Digital Publishing Guest Columns
3 mins read

Coronavirus: the catalyst for better collaboration

OPINION

Pre-pandemic, publishers were reaping the rewards of collaboration. What began with the Pangaea Alliance quickly became a wider mission to boost joint success, with multiple global media players drawn into unity by the irresistible force of cooperation; with the Ozone Project an example of particular note. 

Fast forward only a short time, and much of the digital media conversation has turned to survival. But one thing remains constant: the publishers, vendors and advertisers I’m lucky enough to work with are still focused on community. Dedication to harnessing collective strength, sharing learnings, offering support and finding a way forward — together — is the key certainty that will pull us through the storm.

Without doubt, 2020 has been a fast-paced ride so far, with unforeseen hurdles and seismic shifts in all directions. As the representative trade body for UK premium publishers, we’ve been heartened to see media players showing their adaptability, pivoting and collaborating to meet ever-changing real-time demands. For instance, more than 30 leading publishers, including Taylor & Francis and The British Medical Journal, have made their coronavirus-related content publicly available to support healthcare efforts. 

Consumers too have affirmed their unwavering trust in high-quality publisher sites. As well as unprecedented interest in reliable, factual news – which has sent digital monthly readership for the UK’s premium news brands to a record-breaking 40 million plus —recent weeks have brought increased traffic to niche publications, as audiences turn to trusted sites for household essentials or new pastimes. Future Publishing, for example, saw reader growth contributing to a 135% uplift in gaming hardware transactions and a 100% rise in home and garden purchases compared to the previous month.

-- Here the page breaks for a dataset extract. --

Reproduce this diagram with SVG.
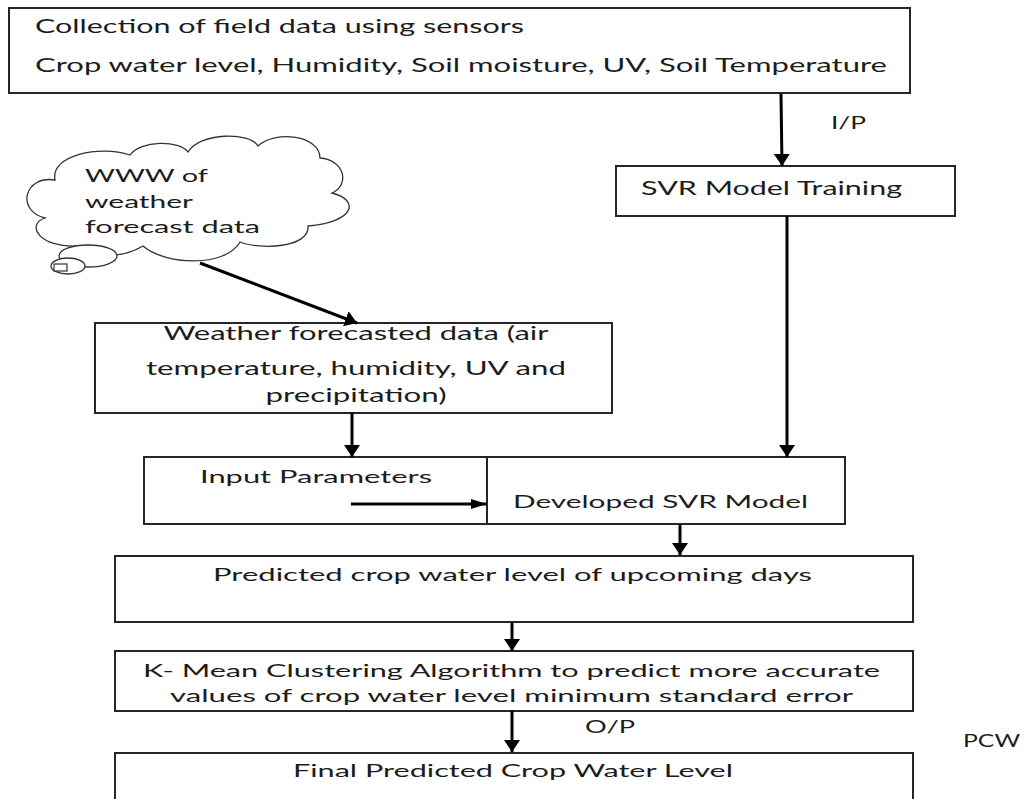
<svg xmlns="http://www.w3.org/2000/svg" width="1032" height="799" viewBox="0 0 1032 799">
<defs>
<style>
.box{fill:#fff;stroke:#262626;stroke-width:2}
.t{font-family:Lato,"Open Sans","Liberation Sans",sans-serif;fill:#1c1c1c}
.conn{stroke:#000;stroke-width:3;fill:none}
</style>
<marker id="ah" viewBox="0 0 12 16" refX="12" refY="8" markerWidth="12" markerHeight="16" markerUnits="userSpaceOnUse" orient="auto">
<path d="M0,0 L12,8 L0,16 Z" fill="#000"/>
</marker>
<marker id="ahs" viewBox="0 0 16 10" refX="16" refY="5" markerWidth="16" markerHeight="10" markerUnits="userSpaceOnUse" orient="auto">
<path d="M0,0 L16,5 L0,10 Z" fill="#000"/>
</marker>
</defs>
<rect width="1032" height="799" fill="#fff"/>

<g id="node-sensors">
<rect class="box" x="9" y="8" width="901" height="85"/>
<text class="t" x="35" y="33" font-size="20" textLength="489" lengthAdjust="spacingAndGlyphs">Collection of field data using sensors</text>
<text class="t" x="35" y="72" font-size="20" textLength="852" lengthAdjust="spacingAndGlyphs">Crop water level, Humidity, Soil moisture, UV, Soil Temperature</text>
</g>

<g id="node-svr-training">
<rect class="box" x="616" y="166" width="339" height="50"/>
<text class="t" x="641" y="195" font-size="19" textLength="261" lengthAdjust="spacingAndGlyphs">SVR Model Training</text>
</g>

<g id="node-cloud">
<path d="M45 218 C15 210,25 175,55 180 C50 155,100 145,130 155 C140 140,180 140,188 152 C200 132,250 132,258 146 C275 130,320 135,320 158 C345 160,350 185,332 193 C360 200,355 222,308 226 C310 248,260 250,240 242 C225 268,165 265,143 246 C120 260,80 258,77 246 C40 248,25 225,45 218 Z" fill="#fff" stroke="#333" stroke-width="1.3"/>
<ellipse cx="88" cy="256" rx="29" ry="11" fill="#fff" stroke="#333" stroke-width="1.3"/>
<ellipse cx="68" cy="266" rx="17" ry="8" fill="#fff" stroke="#333" stroke-width="1.3"/>
<rect x="54" y="264" width="13" height="7" fill="#fff" stroke="#333" stroke-width="1.2"/>
<text class="t" x="85" y="182" font-size="17" textLength="123" lengthAdjust="spacingAndGlyphs">WWW of</text>
<text class="t" x="85" y="208" font-size="17" textLength="108" lengthAdjust="spacingAndGlyphs">weather</text>
<text class="t" x="85" y="233" font-size="17" textLength="175" lengthAdjust="spacingAndGlyphs">forecast data</text>
</g>

<g id="node-weather">
<rect class="box" x="95" y="323" width="517" height="90"/>
<text class="t" x="356" y="340" font-size="19" text-anchor="middle" textLength="385" lengthAdjust="spacingAndGlyphs">Weather forecasted data (air</text>
<text class="t" x="356" y="375" font-size="19" text-anchor="middle" textLength="420" lengthAdjust="spacingAndGlyphs">temperature, humidity, UV and</text>
<text class="t" x="356" y="402" font-size="19" text-anchor="middle" textLength="181" lengthAdjust="spacingAndGlyphs">precipitation)</text>
</g>

<g id="node-input">
<rect class="box" x="144" y="457" width="343" height="67"/>
<text class="t" x="200" y="483" font-size="17" textLength="232" lengthAdjust="spacingAndGlyphs">Input Parameters</text>
</g>

<g id="node-developed">
<rect class="box" x="487" y="457" width="358" height="67"/>
<text class="t" x="513" y="508" font-size="18" textLength="295" lengthAdjust="spacingAndGlyphs">Developed SVR Model</text>
</g>

<g id="node-predicted">
<rect class="box" x="115" y="556" width="798" height="66"/>
<text class="t" x="213" y="581" font-size="17" textLength="599" lengthAdjust="spacingAndGlyphs">Predicted crop water level of upcoming days</text>
</g>

<g id="node-kmean">
<rect class="box" x="115" y="651" width="798" height="60"/>
<text class="t" x="143" y="677" font-size="17" textLength="737" lengthAdjust="spacingAndGlyphs">K- Mean Clustering Algorithm to predict more accurate</text>
<text class="t" x="170" y="702" font-size="17" textLength="683" lengthAdjust="spacingAndGlyphs">values of crop water level minimum standard error</text>
</g>

<g id="node-final">
<rect class="box" x="115" y="753" width="798" height="60"/>
<text class="t" x="293" y="777" font-size="17" textLength="440" lengthAdjust="spacingAndGlyphs">Final Predicted Crop Water Level</text>
</g>

<g id="connectors">
<line class="conn" x1="781" y1="94" x2="782" y2="166" stroke-width="5" marker-end="url(#ah)"/>
<line class="conn" x1="787" y1="216" x2="787" y2="457" marker-end="url(#ah)"/>
<line class="conn" x1="200" y1="263" x2="357" y2="323" stroke-width="2" marker-end="url(#ah)"/>
<line class="conn" x1="352" y1="413" x2="352" y2="457" marker-end="url(#ah)"/>
<line class="conn" x1="351" y1="504" x2="487" y2="504" stroke-width="2" marker-end="url(#ahs)"/>
<line class="conn" x1="680" y1="525" x2="680" y2="555" marker-end="url(#ah)"/>
<line class="conn" x1="512" y1="622" x2="512" y2="651" marker-end="url(#ah)"/>
<line class="conn" x1="512" y1="711" x2="512" y2="752" marker-end="url(#ah)"/>
</g>

<g id="labels">
<text class="t" x="831" y="129" font-size="17" textLength="35" lengthAdjust="spacingAndGlyphs">I/P</text>
<text class="t" x="585" y="733" font-size="17" textLength="50" lengthAdjust="spacingAndGlyphs">O/P</text>
<text class="t" x="963" y="747" font-size="17" textLength="57" lengthAdjust="spacingAndGlyphs">PCW</text>
</g>
</svg>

But hand-in-hand with the surge in numbers and positive engagement, comes a challenge. Advertisers have been quick to add coronavirus-associated phrases to their keyword blocklists amid brand safety concerns.

There is understandable frustration for publishers who see the massive disconnect between the growing number of eyeballs and opportunities for online advertising – particularly in a time where most news is about Covid-19 – and the decrease in investment. As a community, however, we are also sensitive to the issues facing brand marketers. Whether it’s tightened budgets, planned creative that’s not the right fit for the current climate, or difficulties with determining which digital placements are suitable for specific brands.

What we can say is that the virus has exacerbated previous symptoms. While it unfortunately places uncertainty around the future for some, it also continues to draw attention to familiar issues, albeit on a grander scale. Incidents with undesirable placements have driven rising calls for better protection, increased transparency into the digital advertising supply chain (especially for programmatic ads), and the need to review the uptake of imprecise brand safety tools, such as broad keyword blocking.

Yet we also know that a common enemy has an uncanny knack of bringing people together and prompting real innovation. I’m therefore not surprised by the increase in offers of free tools – such as Google waiving Google Ad Manager fees for news publishers – and a focus on providing greater guidance as we navigate our way through the crisis. Joint publication of advice on how advertisers can verify content suitability without blanket blocking keywords by multiple industry authorities —ISBA, IAB, IPA, Newsworks and AOP — is a prime example of the way solutions can be found with shared insight.

Those who know me will be aware that I am forever optimistic about digital publishing and its capacity to keep thriving. As the pandemic upends business as usual in all sectors, we may find ourselves forced to do things differently, and perhaps for the better. Although uncertainty is fuelling short-term challenges, this may be a catalyst for enhancing long-term collaboration and bringing attention back to what matters most: delivering real value for everyone, consumers, publishers and advertisers alike.

Richard Reeves
Managing Director, Association of Online Publishers (AOP)

AboutThe UK Association for Online Publishing (AOP) is an industry body representing digital publishing companies that create original, branded, quality content. AOP champions the interests of media owners from diverse backgrounds including newspaper and magazine publishing, TV and radio broadcasting, and pure online media.